Chris Lattner <[email protected]> writes:
> On Jan 15, 2014, at 12:21 AM, Justin Bogner <[email protected]> wrote:
>>> Hold on, I don't think that's the right way to interpret this.
>>> 
>>> Allocating, wiring up, optimizing and deleting the block all have very
>>> non-trivial compile-time cost.
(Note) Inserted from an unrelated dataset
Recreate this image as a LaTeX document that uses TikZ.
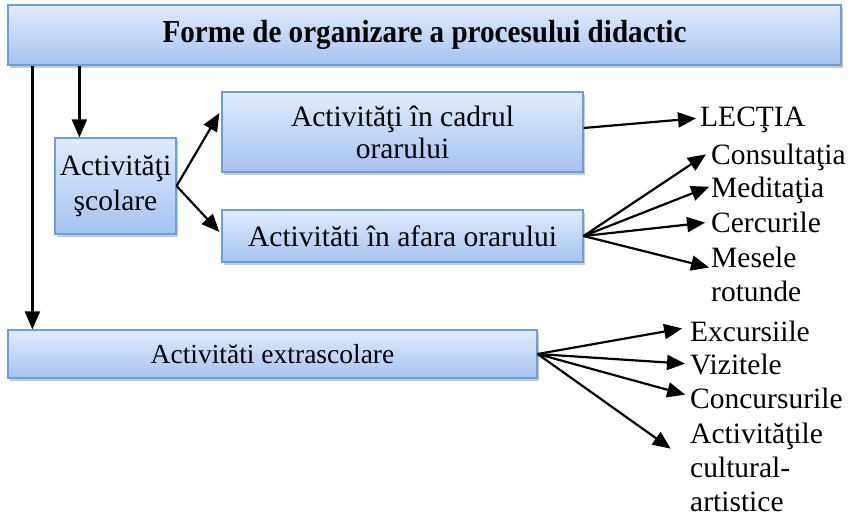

They introduce guaranteed malloc traffic.
>>> Worse, linear amounts of malloc traffic.
>
> Yes, what Chandler said.  My understanding is that you were going to
> change it to emit the “dead” blocks for the specific purpose of
> putting a counter in them (which is how it already was).
>
>> I hadn't thought about this point, but as far as "how this came to be" I
>> don't think that there's any other way to interpret it. r129652
>> specifically calls this "a -O0 code quality issue" in its commit
>> message.
>> 
>> From a programmer's perspective, letting the backend clean up these
>> blocks means less duplicated logic, and in my experience that means
>> fewer bugs. That said, I don't have a deep understanding of the cost for
>> the backend to remove empty blocks.
>
> You’re optimizing for the wrong thing.  Yes, it is good to avoid
> duplicated code in the compiler when all things are equal, but here
> all things are not equal: you’re making the compiler slower for
> *users* of the compiler.

Sorry, I guess I misunderstood. I've reverted this change in r199700.